== The request ==
Exactly repeat the material, dropping only the pictures.

>> begin Data section

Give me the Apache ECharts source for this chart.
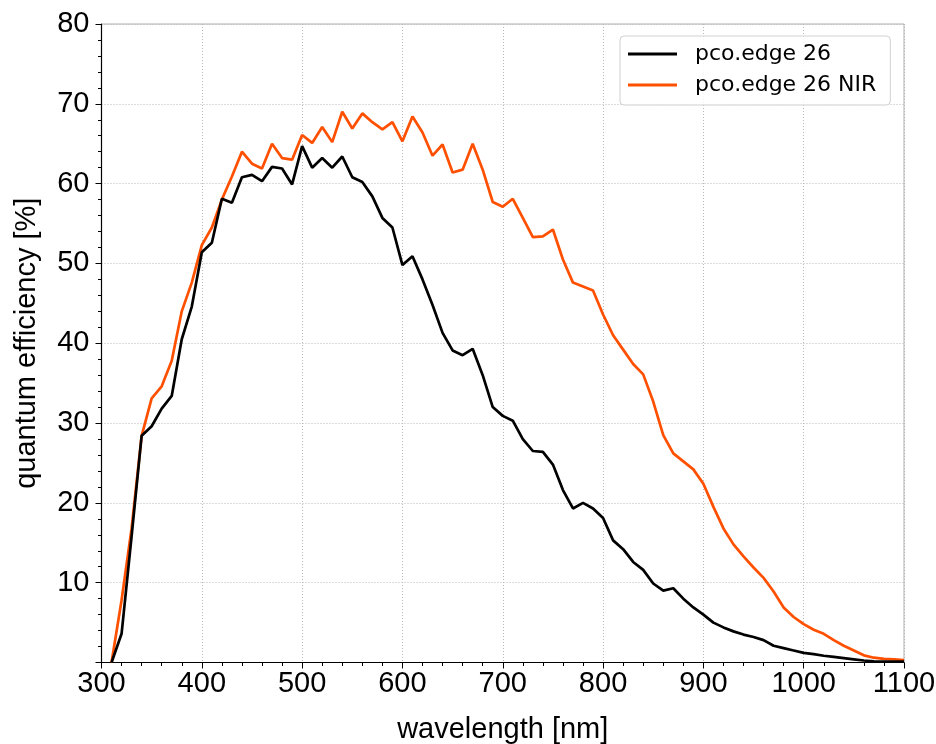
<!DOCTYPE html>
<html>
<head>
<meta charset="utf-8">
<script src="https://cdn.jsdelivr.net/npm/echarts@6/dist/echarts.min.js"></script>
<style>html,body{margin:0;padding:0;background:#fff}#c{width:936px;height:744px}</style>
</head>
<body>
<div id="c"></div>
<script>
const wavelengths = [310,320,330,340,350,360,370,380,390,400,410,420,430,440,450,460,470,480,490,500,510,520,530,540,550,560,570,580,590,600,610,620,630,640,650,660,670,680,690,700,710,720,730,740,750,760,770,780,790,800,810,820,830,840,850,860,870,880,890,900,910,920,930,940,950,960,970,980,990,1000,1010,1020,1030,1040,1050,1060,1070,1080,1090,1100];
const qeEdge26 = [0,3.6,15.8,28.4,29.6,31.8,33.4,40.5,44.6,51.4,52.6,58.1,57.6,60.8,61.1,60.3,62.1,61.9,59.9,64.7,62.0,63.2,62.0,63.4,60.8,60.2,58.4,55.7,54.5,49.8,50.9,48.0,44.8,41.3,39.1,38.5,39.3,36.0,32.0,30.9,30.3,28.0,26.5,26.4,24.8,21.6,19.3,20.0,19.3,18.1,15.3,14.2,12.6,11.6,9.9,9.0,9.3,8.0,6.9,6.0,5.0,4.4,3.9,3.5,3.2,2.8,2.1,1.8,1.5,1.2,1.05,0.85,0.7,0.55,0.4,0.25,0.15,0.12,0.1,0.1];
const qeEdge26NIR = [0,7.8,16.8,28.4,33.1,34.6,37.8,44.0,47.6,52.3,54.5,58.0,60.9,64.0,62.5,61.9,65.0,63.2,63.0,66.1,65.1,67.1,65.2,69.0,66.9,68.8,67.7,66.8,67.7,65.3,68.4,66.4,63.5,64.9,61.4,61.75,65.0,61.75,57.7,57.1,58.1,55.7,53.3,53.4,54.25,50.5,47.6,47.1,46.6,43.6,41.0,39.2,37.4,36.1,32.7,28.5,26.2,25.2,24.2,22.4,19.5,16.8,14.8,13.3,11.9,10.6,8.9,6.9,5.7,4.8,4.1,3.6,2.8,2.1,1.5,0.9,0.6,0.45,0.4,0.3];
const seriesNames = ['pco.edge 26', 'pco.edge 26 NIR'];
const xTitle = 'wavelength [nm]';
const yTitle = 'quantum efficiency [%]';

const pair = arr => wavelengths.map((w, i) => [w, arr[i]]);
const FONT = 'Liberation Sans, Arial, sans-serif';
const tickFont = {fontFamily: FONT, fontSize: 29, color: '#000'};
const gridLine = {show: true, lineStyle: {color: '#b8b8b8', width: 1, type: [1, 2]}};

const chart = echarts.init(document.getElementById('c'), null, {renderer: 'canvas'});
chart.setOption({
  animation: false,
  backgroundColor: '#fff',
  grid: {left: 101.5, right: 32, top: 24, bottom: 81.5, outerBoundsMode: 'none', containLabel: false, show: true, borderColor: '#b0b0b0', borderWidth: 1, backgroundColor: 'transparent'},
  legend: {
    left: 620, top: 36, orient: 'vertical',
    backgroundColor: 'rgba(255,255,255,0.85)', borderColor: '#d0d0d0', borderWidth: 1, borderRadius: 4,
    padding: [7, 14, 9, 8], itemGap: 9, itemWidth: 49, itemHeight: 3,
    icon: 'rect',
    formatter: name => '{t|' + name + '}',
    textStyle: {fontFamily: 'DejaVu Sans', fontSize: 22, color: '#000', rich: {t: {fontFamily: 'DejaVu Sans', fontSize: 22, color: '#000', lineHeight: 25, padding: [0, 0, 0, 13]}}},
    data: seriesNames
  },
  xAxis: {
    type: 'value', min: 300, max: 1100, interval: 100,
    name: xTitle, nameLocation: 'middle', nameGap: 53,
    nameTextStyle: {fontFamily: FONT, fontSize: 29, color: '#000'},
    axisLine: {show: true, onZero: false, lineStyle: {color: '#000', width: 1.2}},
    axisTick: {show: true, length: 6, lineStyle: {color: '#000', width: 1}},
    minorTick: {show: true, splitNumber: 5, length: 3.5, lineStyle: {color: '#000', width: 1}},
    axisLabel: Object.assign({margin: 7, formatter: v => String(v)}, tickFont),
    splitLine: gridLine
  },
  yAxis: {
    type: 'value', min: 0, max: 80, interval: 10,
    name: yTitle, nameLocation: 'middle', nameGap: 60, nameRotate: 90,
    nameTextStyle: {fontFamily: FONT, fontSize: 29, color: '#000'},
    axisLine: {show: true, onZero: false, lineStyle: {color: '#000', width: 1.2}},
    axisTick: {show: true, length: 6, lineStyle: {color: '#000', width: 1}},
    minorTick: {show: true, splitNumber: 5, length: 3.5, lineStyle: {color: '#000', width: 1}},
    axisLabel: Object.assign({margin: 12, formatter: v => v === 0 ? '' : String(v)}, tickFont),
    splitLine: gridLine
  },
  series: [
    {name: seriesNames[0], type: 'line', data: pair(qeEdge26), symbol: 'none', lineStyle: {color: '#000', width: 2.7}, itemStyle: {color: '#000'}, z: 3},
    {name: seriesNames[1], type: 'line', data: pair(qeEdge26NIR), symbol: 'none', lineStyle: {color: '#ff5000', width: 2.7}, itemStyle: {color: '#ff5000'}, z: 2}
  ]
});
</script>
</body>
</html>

>> end Data section

== The reply ==
Give me the Apache ECharts source for this chart.
<!DOCTYPE html>
<html>
<head>
<meta charset="utf-8">
<script src="https://cdn.jsdelivr.net/npm/echarts@6/dist/echarts.min.js"></script>
<style>html,body{margin:0;padding:0;background:#fff}#c{width:936px;height:744px}</style>
</head>
<body>
<div id="c"></div>
<script>
const wavelengths = [310,320,330,340,350,360,370,380,390,400,410,420,430,440,450,460,470,480,490,500,510,520,530,540,550,560,570,580,590,600,610,620,630,640,650,660,670,680,690,700,710,720,730,740,750,760,770,780,790,800,810,820,830,840,850,860,870,880,890,900,910,920,930,940,950,960,970,980,990,1000,1010,1020,1030,1040,1050,1060,1070,1080,1090,1100];
const qeEdge26 = [0,3.6,15.8,28.4,29.6,31.8,33.4,40.5,44.6,51.4,52.6,58.1,57.6,60.8,61.1,60.3,62.1,61.9,59.9,64.7,62.0,63.2,62.0,63.4,60.8,60.2,58.4,55.7,54.5,49.8,50.9,48.0,44.8,41.3,39.1,38.5,39.3,36.0,32.0,30.9,30.3,28.0,26.5,26.4,24.8,21.6,19.3,20.0,19.3,18.1,15.3,14.2,12.6,11.6,9.9,9.0,9.3,8.0,6.9,6.0,5.0,4.4,3.9,3.5,3.2,2.8,2.1,1.8,1.5,1.2,1.05,0.85,0.7,0.55,0.4,0.25,0.15,0.12,0.1,0.1];
const qeEdge26NIR = [0,7.8,16.8,28.4,33.1,34.6,37.8,44.0,47.6,52.3,54.5,58.0,60.9,64.0,62.5,61.9,65.0,63.2,63.0,66.1,65.1,67.1,65.2,69.0,66.9,68.8,67.7,66.8,67.7,65.3,68.4,66.4,63.5,64.9,61.4,61.75,65.0,61.75,57.7,57.1,58.1,55.7,53.3,53.4,54.25,50.5,47.6,47.1,46.6,43.6,41.0,39.2,37.4,36.1,32.7,28.5,26.2,25.2,24.2,22.4,19.5,16.8,14.8,13.3,11.9,10.6,8.9,6.9,5.7,4.8,4.1,3.6,2.8,2.1,1.5,0.9,0.6,0.45,0.4,0.3];
const seriesNames = ['pco.edge 26', 'pco.edge 26 NIR'];
const xTitle = 'wavelength [nm]';
const yTitle = 'quantum efficiency [%]';

const pair = arr => wavelengths.map((w, i) => [w, arr[i]]);
const FONT = 'Liberation Sans, Arial, sans-serif';
const tickFont = {fontFamily: FONT, fontSize: 29, color: '#000'};
const gridLine = {show: true, lineStyle: {color: '#b8b8b8', width: 1, type: [1, 2]}};

const chart = echarts.init(document.getElementById('c'), null, {renderer: 'canvas'});
chart.setOption({
  animation: false,
  backgroundColor: '#fff',
  grid: {left: 101.5, right: 32, top: 24, bottom: 81.5, outerBoundsMode: 'none', containLabel: false, show: true, borderColor: '#b0b0b0', borderWidth: 1, backgroundColor: 'transparent'},
  legend: {
    left: 620, top: 36, orient: 'vertical',
    backgroundColor: 'rgba(255,255,255,0.85)', borderColor: '#d0d0d0', borderWidth: 1, borderRadius: 4,
    padding: [7, 14, 9, 8], itemGap: 9, itemWidth: 49, itemHeight: 3,
    icon: 'rect',
    formatter: name => '{t|' + name + '}',
    textStyle: {fontFamily: 'DejaVu Sans', fontSize: 22, color: '#000', rich: {t: {fontFamily: 'DejaVu Sans', fontSize: 22, color: '#000', lineHeight: 25, padding: [0, 0, 0, 13]}}},
    data: seriesNames
  },
  xAxis: {
    type: 'value', min: 300, max: 1100, interval: 100,
    name: xTitle, nameLocation: 'middle', nameGap: 53,
    nameTextStyle: {fontFamily: FONT, fontSize: 29, color: '#000'},
    axisLine: {show: true, onZero: false, lineStyle: {color: '#000', width: 1.2}},
    axisTick: {show: true, length: 6, lineStyle: {color: '#000', width: 1}},
    minorTick: {show: true, splitNumber: 5, length: 3.5, lineStyle: {color: '#000', width: 1}},
    axisLabel: Object.assign({margin: 7, formatter: v => String(v)}, tickFont),
    splitLine: gridLine
  },
  yAxis: {
    type: 'value', min: 0, max: 80, interval: 10,
    name: yTitle, nameLocation: 'middle', nameGap: 60, nameRotate: 90,
    nameTextStyle: {fontFamily: FONT, fontSize: 29, color: '#000'},
    axisLine: {show: true, onZero: false, lineStyle: {color: '#000', width: 1.2}},
    axisTick: {show: true, length: 6, lineStyle: {color: '#000', width: 1}},
    minorTick: {show: true, splitNumber: 5, length: 3.5, lineStyle: {color: '#000', width: 1}},
    axisLabel: Object.assign({margin: 12, formatter: v => v === 0 ? '' : String(v)}, tickFont),
    splitLine: gridLine
  },
  series: [
    {name: seriesNames[0], type: 'line', data: pair(qeEdge26), symbol: 'none', lineStyle: {color: '#000', width: 2.7}, itemStyle: {color: '#000'}, z: 3},
    {name: seriesNames[1], type: 'line', data: pair(qeEdge26NIR), symbol: 'none', lineStyle: {color: '#ff5000', width: 2.7}, itemStyle: {color: '#ff5000'}, z: 2}
  ]
});
</script>
</body>
</html>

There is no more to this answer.